Leaving out every picture, retype the lines below from the top through the one that contains "prev_close = 116500".

═════ DATA SEGMENT ═════

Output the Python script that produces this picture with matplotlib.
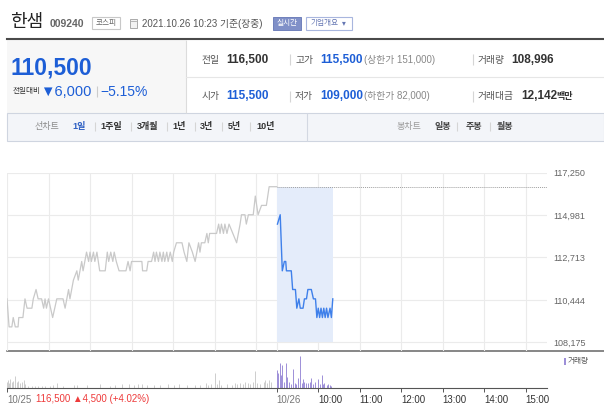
import matplotlib
matplotlib.use("Agg")
import matplotlib.pyplot as plt
from matplotlib.patches import Rectangle

plt.rcParams['font.family'] = ['Liberation Sans', 'Noto Sans CJK KR', 'DejaVu Sans']

W, H = 604, 416

# price scale (right labels) and previous close
price_ticks = [108175, 110444, 112713, 114981, 117250]
prev_close = 116500

# 10/25 session: minutes after 09:00, price
prev_min = [0, 3, 7, 9, 12, 16, 17, 23, 26, 29, 36, 38, 42, 45, 50, 53, 55, 57, 60,
            66, 69, 72, 81, 84, 89, 91, 96, 101, 103, 108, 110, 115, 118, 120, 122,
            125, 127, 130, 132, 134, 142, 145, 147, 150, 153, 155, 158, 162, 172, 175,
            178, 180, 195, 196, 202, 204, 209, 212, 214, 216, 219, 221, 224, 226, 228,
            231, 233, 236, 239, 241, 245, 253, 256, 260, 263, 268, 272, 277, 279, 281,
            286, 289, 291, 293, 303, 306, 308, 310, 313, 315, 318, 321, 332, 337, 339,
            344, 346, 349, 356, 359, 363, 368, 375, 379, 390]
prev_px = [110500, 109000, 109000, 109500, 109000, 109000, 109500, 109500, 110500, 110000,
           110000, 110500, 111000, 110500, 110500, 110000, 110500, 110000, 110500,
           109500, 110000, 110500, 110500, 110000, 111000, 110500, 111500, 112000, 111500,
           112500, 112000, 113000, 112500, 113000, 112500, 113000, 112500, 113000, 112500,
           112000, 112000, 113000, 112500, 113000, 112500, 113000, 112500, 112000, 112000,
           112500, 112000, 112500, 112500, 112000, 112000, 112500, 112500, 113000, 112500,
           113000, 112500, 113000, 112500, 113000, 112500, 113000, 112500, 113000, 112500,
           113000, 113500, 113500, 113000, 112500, 113500, 113000, 112500, 113500, 113000,
           113500, 113500, 114000, 113500, 114000, 114000, 114500, 114000, 114500, 114000,
           114500, 114000, 114500, 113500, 114500, 115000, 115000, 114500, 115000, 115000,
           116000, 115000, 115500, 115500, 116500, 116500]

# 10/26 session up to 10:23
today_min = [1, 5, 8, 11, 13, 14, 21, 23, 27, 29, 32, 34, 38, 40, 43, 45, 50, 53, 56,
             58, 60, 62, 64, 66, 68, 70, 72, 74, 77, 79, 81]
today_px = [114500, 115000, 112000, 112500, 112500, 112000, 112000, 111000, 111000,
            110000, 110500, 110000, 110000, 110500, 110500, 111000, 111000, 110500,
            110500, 109500, 110000, 109500, 110000, 109500, 110000, 109500, 110000,
            109500, 110000, 109500, 110500]

# volume (shares)
prev_vol_min = [0, 1, 3, 5, 7, 9, 12, 14, 16, 19, 22, 24, 26, 31, 36, 40, 45, 50, 55, 62,
                67, 72, 81, 97, 101, 115, 134, 149, 156, 166, 176, 183, 190, 195, 202,
                212, 221, 233, 241, 248, 260, 272, 279, 288, 291, 295, 300, 303, 306,
                310, 318, 325, 330, 333, 337, 341, 344, 349, 352, 355, 359, 362, 366,
                371, 373, 376, 379, 381]
prev_vol = [600, 800, 500, 900, 600, 700, 1200, 600, 700, 500, 600, 800, 400, 200, 200,
            200, 200, 200, 200, 200, 300, 500, 200, 300, 300, 300, 400, 200, 300, 400,
            400, 300, 400, 400, 300, 300, 300, 400, 300, 400, 300, 300, 300, 500, 300,
            400, 1500, 400, 800, 300, 400, 300, 500, 400, 500, 400, 600, 500, 400, 600,
            1700, 500, 400, 600, 800, 500, 800, 600]
today_vol_min = [0, 2, 4, 6, 8, 10, 13, 15, 18, 21, 24, 26, 28, 31, 33, 36, 38, 40, 43,
                 45, 48, 50, 53, 55, 60, 62, 65, 67, 69, 72, 74, 77, 79]
today_vol = [1800, 1500, 2500, 1300, 2300, 600, 2500, 1100, 600, 400, 1900, 500, 400,
             1000, 3200, 500, 900, 600, 500, 500, 600, 1000, 400, 600, 900, 400, 1300,
             400, 500, 300, 400, 300, 200]

grid_min = [0, 60, 120, 180, 240, 300, 360, 390, 450, 510, 570, 630, 690, 750]
x_ticks = [0, 390, 450, 510, 570, 630, 690, 750]
x_labels = ['10/25', '10/26', '10:00', '11:00', '12:00', '13:00', '14:00', '15:00']


def box(l, t, r, b):
    return [l / W, 1 - b / H, (r - l) / W, (b - t) / H]


fig = plt.figure(figsize=(W / 100, H / 100), dpi=100)
bg = fig.add_axes([0, 0, 1, 1])
bg.set_xlim(0, W)
bg.set_ylim(H, 0)
bg.axis('off')


def txt(x, y, s, size=7, color='#333333', weight='normal', ha='left'):
    bg.text(x, y, s, fontsize=size, color=color, fontweight=weight, ha=ha, va='center')


def vline(x, y0, y1, color='#d5d5d5', lw=0.8):
    bg.plot([x, x], [y0, y1], color=color, lw=lw, solid_capstyle='butt')


# ---- header ----
txt(10, 22, '한샘', size=13, color='#222222')
txt(50, 24, '009240', size=7.5, color='#666666', weight='bold')
bg.add_patch(Rectangle((92, 17), 28, 12, facecolor='white', edgecolor='#c8c8c8', lw=0.8))
txt(106, 23.5, '코스피', size=5.5, color='#666666', ha='center')
bg.add_patch(Rectangle((129.5, 18.5), 7, 9, facecolor='#f2f2f2', edgecolor='#aaaaaa', lw=0.7))
bg.plot([130.5, 135.5], [21, 21], color='#aaaaaa', lw=0.6)
txt(142, 24, '2021.10.26 10:23 기준(장중)', size=7, color='#555555')
bg.add_patch(Rectangle((273, 17), 28, 13, facecolor='#8090c8', edgecolor='#7080bb', lw=0.7))
txt(287, 23.5, '실시간', size=5.5, color='white', ha='center')
bg.add_patch(Rectangle((306, 17), 46, 13, facecolor='white', edgecolor='#a8b6de', lw=0.8))
txt(311, 23.5, '기업개요', size=5.5, color='#6577b3')
txt(342, 24, '▾', size=5.5, color='#6577b3')
bg.plot([7, W], [39, 39], color='#4a4a4a', lw=1.5)

# ---- quote panel ----
bg.add_patch(Rectangle((7, 40), 179, 73, facecolor='#f7f7f7', edgecolor='none'))
vline(186, 40, 113, color='#dcdcdc')
bg.plot([186, W], [77.3, 77.3], color='#e6e6e6', lw=0.8)
blue = '#1d5ed6'
txt(11, 68, '110,500', size=16.5, color=blue, weight='bold')
txt(12.5, 91.5, '전일대비', size=5.5, color='#333333')
txt(40, 91.5, '▼6,000', size=10.5, color=blue)
vline(96.7, 86, 97, color='#cccccc')
txt(100.5, 91.5, '−5.15%', size=10, color=blue)

row1, row2 = 59.7, 96
txt(201.5, row1, '전일', size=7, color='#555555')
txt(226.5, row1, '116,500', size=8.5, color='#333333', weight='bold')
vline(290, row1 - 5.5, row1 + 5.5)
txt(295, row1, '고가', size=7, color='#555555')
txt(320, row1, '115,500', size=8.5, color=blue, weight='bold')
txt(363.5, row1, '(상한가 151,000)', size=7, color='#888888')
vline(473, row1 - 5.5, row1 + 5.5)
txt(477.5, row1, '거래량', size=7, color='#555555')
txt(511.5, row1, '108,996', size=8.5, color='#333333', weight='bold')

txt(201.5, row2, '시가', size=7, color='#555555')
txt(226.5, row2, '115,500', size=8.5, color=blue, weight='bold')
vline(290, row2 - 5.5, row2 + 5.5)
txt(295, row2, '저가', size=7, color='#555555')
txt(320, row2, '109,000', size=8.5, color=blue, weight='bold')
txt(363.5, row2, '(하한가 82,000)', size=7, color='#888888')
vline(473, row2 - 5.5, row2 + 5.5)
txt(477.5, row2, '거래대금', size=7, color='#555555')
txt(521.5, row2, '12,142', size=8.5, color='#333333', weight='bold')
txt(556, row2, '백만', size=6.5, color='#333333', weight='bold')

# ---- tab bar ----
bg.add_patch(Rectangle((7, 113), W - 7, 27.5, facecolor='#f3f5f9', edgecolor='#cfd5e0', lw=0.8))
vline(306.7, 113, 140.5, color='#d3d8e2')
ty = 126.7
txt(35, ty, '선차트', size=6.5, color='#8a8a8a')
tabs = [(72.5, '1일'), (100, '1주일'), (136.5, '3개월'), (172, '1년'),
        (200, '3년'), (228, '5년'), (256, '10년')]
for i, (x, s) in enumerate(tabs):
    txt(x, ty, s, size=6.5, color='#2d5fc3' if i == 0 else '#333333', weight='bold')
for x in [95, 131, 167, 195, 222, 250]:
    vline(x, ty - 4.5, ty + 4.5)
txt(396.5, ty, '봉차트', size=6.5, color='#9a9a9a')
for x, s in [(435, '일봉'), (465.5, '주봉'), (497, '월봉')]:
    txt(x, ty, s, size=6.5, color='#444444', weight='bold')
for x in [457, 490]:
    vline(x, ty - 4.5, ty + 4.5)

# ---- price chart ----
bot_px, top_px = 342.3, 172.7
ext = (351 - bot_px) / (bot_px - top_px) * (price_ticks[-1] - price_ticks[0])
ax = fig.add_axes(box(7, top_px, 546.5, 351))
ax.set_facecolor('none')
ax.set_xlim(0, 780)
ax.set_ylim(price_ticks[0] - ext, price_ticks[-1])
for s in ax.spines.values():
    s.set_visible(False)
ax.set_xticks(grid_min)
ax.set_yticks(price_ticks, [f"{v:,}" for v in price_ticks])
ax.yaxis.tick_right()
ax.tick_params(axis='x', length=0, labelbottom=False)
ax.tick_params(axis='y', length=0, pad=4.7, labelsize=6.5, labelcolor='#666666')
ax.grid(True, color='#ebebeb', lw=0.8)
ax.set_axisbelow(True)

t_today = [390 + m for m in today_min]
ax.fill_between([390, t_today[-1]], price_ticks[0], prev_close, color='#e4ecfa', lw=0)
ax.plot([390, 780], [prev_close, prev_close], color='#a0a0a0', lw=0.7, ls=(0, (1, 1)))
ax.plot(prev_min, prev_px, color='#c9c9c9', lw=0.9)
ax.plot(t_today, today_px, color='#3f80ea', lw=1.0)

# separator between price and volume
bg.plot([7, W], [351, 351], color='#666666', lw=1.1)

# ---- volume chart ----
vax = fig.add_axes(box(7, 351, 546.5, 387.7))
vax.set_facecolor('none')
vax.set_xlim(0, 780)
vax.set_ylim(0, 3670)
for k in ['top', 'right', 'left']:
    vax.spines[k].set_visible(False)
vax.spines['bottom'].set_color('#555555')
vax.spines['bottom'].set_linewidth(0.8)
vax.vlines(prev_vol_min, 0, prev_vol, color='#cdcdcd', lw=0.7)
vax.vlines(t_today[:0] + [390 + m for m in today_vol_min], 0, today_vol, color='#9d8fd8', lw=0.7)
vax.set_yticks([])
vax.set_xticks(x_ticks, x_labels)
vax.tick_params(axis='x', length=3, width=0.7, color='#555555', pad=2.5,
                labelsize=7, labelcolor='#333333')
for i, lab in enumerate(vax.get_xticklabels()):
    lab.set_ha('left')
    lab.set_x(lab.get_position()[0])
    if i < 2:
        lab.set_color('#777777')

txt(36, 398.5, '116,500 ▲4,500 (+4.02%)', size=7, color='#ee3b3b')
bg.add_patch(Rectangle((564, 358), 2.2, 6.5, facecolor='#9d8fd8', edgecolor='none'))
txt(568, 361.5, '거래량', size=5.5, color='#555555')

fig.savefig('out.png', dpi=100)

═════

* **EXERCISE RESULT**
Output the Python script that produces this picture with matplotlib.
import matplotlib
matplotlib.use("Agg")
import matplotlib.pyplot as plt
from matplotlib.patches import Rectangle

plt.rcParams['font.family'] = ['Liberation Sans', 'Noto Sans CJK KR', 'DejaVu Sans']

W, H = 604, 416

# price scale (right labels) and previous close
price_ticks = [108175, 110444, 112713, 114981, 117250]
prev_close = 116500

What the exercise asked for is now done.